The task is to extract high quality and semantically meaningful segments of text from a video. Major steps are downloading the video, extracting the audio, transcribing the extracted audio and appropriate segmentation into chunks.
Python's library Pytube was used to download the mp4 file of the video from the url provided. Pytube is easy to use and does not have compatibility issues.
The library MoviePy was used for extracting the mp3 audio file from the mp4 video file.
OpenAI's Whisper model, which has been observed to outperform many of the audio transcription tools was used for transcribing the audio from the audio file. The audio transcriptions were observed to be fairly accurate. The model also helped with time alignment of the transcript with audio, resulting in various segments of audio with start and end times.
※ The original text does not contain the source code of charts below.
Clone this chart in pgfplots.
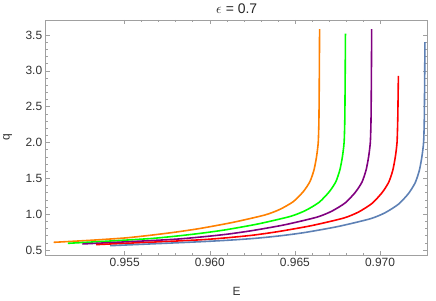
\documentclass[border=0pt]{standalone}
\usepackage{pgfplots}
\pgfplotsset{compat=1.18}
\usepackage{fontspec}
\setmainfont{Liberation Sans}
\definecolor{mOrange}{RGB}{255,128,0}
\definecolor{mGreen}{RGB}{0,255,0}
\definecolor{mPurple}{RGB}{128,0,128}
\definecolor{mRed}{RGB}{255,0,0}
\definecolor{mBlue}{RGB}{94,129,181}
\definecolor{frameGray}{RGB}{160,160,160}
\begin{document}
\begin{tikzpicture}[x=1bp,y=1bp]
\useasboundingbox (-45.7,-45) rectangle (390.3,255);
\begin{axis}[
  at={(0,0)}, anchor=south west,
  scale only axis, width=382bp, height=235bp,
  xmin=0.950359, xmax=0.972802, ymin=0.430, ymax=3.709,
  xtick={0.955,0.960,0.965,0.970},
  ytick={0.5,1.0,1.5,2.0,2.5,3.0,3.5},
  minor x tick num=4, minor y tick num=4,
  tick align=inside, tick pos=both,
  major tick length=4.5bp, minor tick length=2.5bp,
  every tick/.style={frameGray, line width=0.6pt},
  axis line style={frameGray, line width=0.8pt},
  xticklabel style={/pgf/number format/.cd, fixed, fixed zerofill, precision=3, /tikz/.cd},
  yticklabel style={/pgf/number format/.cd, fixed, fixed zerofill, precision=1, /tikz/.cd},
  /pgf/number format/assume math mode=true,
  scaled x ticks=false,
  tick label style={font=\fontsize{12}{14}\selectfont, text=black!80},
  xlabel={E}, ylabel={q},
  xlabel style={font=\fontsize{12}{14}\selectfont, text=black!80, at={(axis description cs:0.5,0)}, anchor=center, yshift=-36.7bp},
  ylabel style={font=\fontsize{12}{14}\selectfont, text=black!80, at={(axis description cs:0,0.5)}, anchor=center, yshift=38bp},
  title={$\epsilon$ = 0.7},
  title style={font=\fontsize{14}{16}\selectfont, text=black!85, at={(axis description cs:0.5,1)}, anchor=center, yshift=5.5bp},
  clip=true,
]
\addplot[mOrange, line width=1.6pt, smooth, tension=0.4] coordinates {
(0.95083,0.607) (0.95297,0.635) (0.95502,0.668) (0.95649,0.705) (0.95795,0.748)
(0.95942,0.800) (0.96135,0.885) (0.96323,0.988) (0.96411,1.066) (0.96490,1.174)
(0.96549,1.314) (0.96588,1.453) (0.96612,1.616) (0.96627,1.80) (0.96637,2.0)
(0.96641,2.3) (0.96643,2.8) (0.96645,3.58)};
\addplot[mGreen, line width=1.6pt, smooth, tension=0.4] coordinates {
(0.95166,0.593) (0.95449,0.630) (0.95654,0.660) (0.95800,0.693) (0.95947,0.733)
(0.96094,0.782) (0.96287,0.865) (0.96475,0.970) (0.96563,1.052) (0.96642,1.165)
(0.96701,1.31) (0.96740,1.45) (0.96764,1.616) (0.96779,1.80) (0.96789,2.0)
(0.96793,2.3) (0.96795,2.8) (0.96797,3.52)};
\addplot[mPurple, line width=1.6pt, smooth, tension=0.4] coordinates {
(0.95251,0.584) (0.95603,0.625) (0.95808,0.652) (0.95955,0.683) (0.96101,0.720)
(0.96248,0.770) (0.96441,0.852) (0.96629,0.958) (0.96717,1.042) (0.96796,1.158)
(0.96855,1.305) (0.96894,1.447) (0.96918,1.614) (0.96933,1.80) (0.96943,2.0)
(0.96947,2.3) (0.96949,2.8) (0.96951,3.58)};
\addplot[mRed, line width=1.6pt, smooth, tension=0.4] coordinates {
(0.95332,0.575) (0.95760,0.620) (0.95965,0.645) (0.96112,0.673) (0.96258,0.708)
(0.96405,0.758) (0.96598,0.840) (0.96786,0.945) (0.96874,1.030) (0.96953,1.150)
(0.97012,1.30) (0.97051,1.445) (0.97075,1.612) (0.97090,1.80) (0.97100,2.0)
(0.97104,2.3) (0.97106,2.6) (0.97108,2.93)};
\addplot[mBlue, line width=1.6pt, smooth, tension=0.4] coordinates {
(0.95414,0.560) (0.95916,0.612) (0.96121,0.638) (0.96268,0.663) (0.96414,0.698)
(0.96561,0.745) (0.96754,0.828) (0.96942,0.935) (0.97030,1.020) (0.97109,1.140)
(0.97168,1.29) (0.97207,1.44) (0.97231,1.61) (0.97246,1.80) (0.97256,2.0)
(0.97260,2.3) (0.97262,2.8) (0.97264,3.40)};
\end{axis}
\end{tikzpicture}
\end{document}
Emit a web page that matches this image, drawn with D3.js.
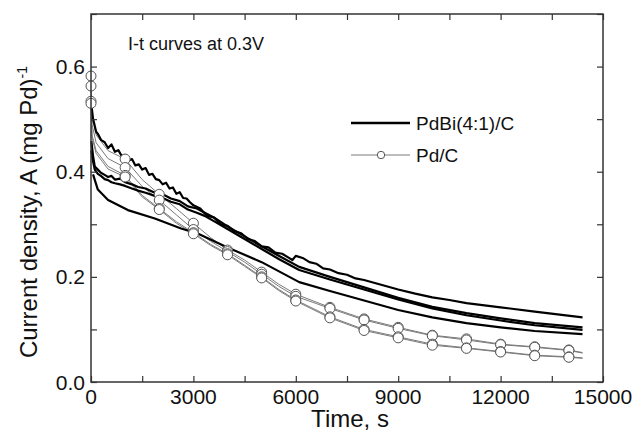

The segments were not observed to be semantically segmented and hence some post processing was performed in order to chunk the text into proper semantically segmented chunks using the segments provided by the model's output.
In order to semantically chunk the data, the following logic was used. The embeddings for all the segments were first generated using the "bert-base-uncased" model. Following this, the semantic similarity score was calculated of the neighbouring segments of data, using cosine similarity on the embeddings as a metric. A threshold was set for accepting or rejecting segments into a chunk, considering the total length of the chunk to not exceed the time threshold of 15 seconds. Special focus was set on the sentences to not be split into different chunks.
This approach resulted in high quality and semantically rich chunks of the desired length.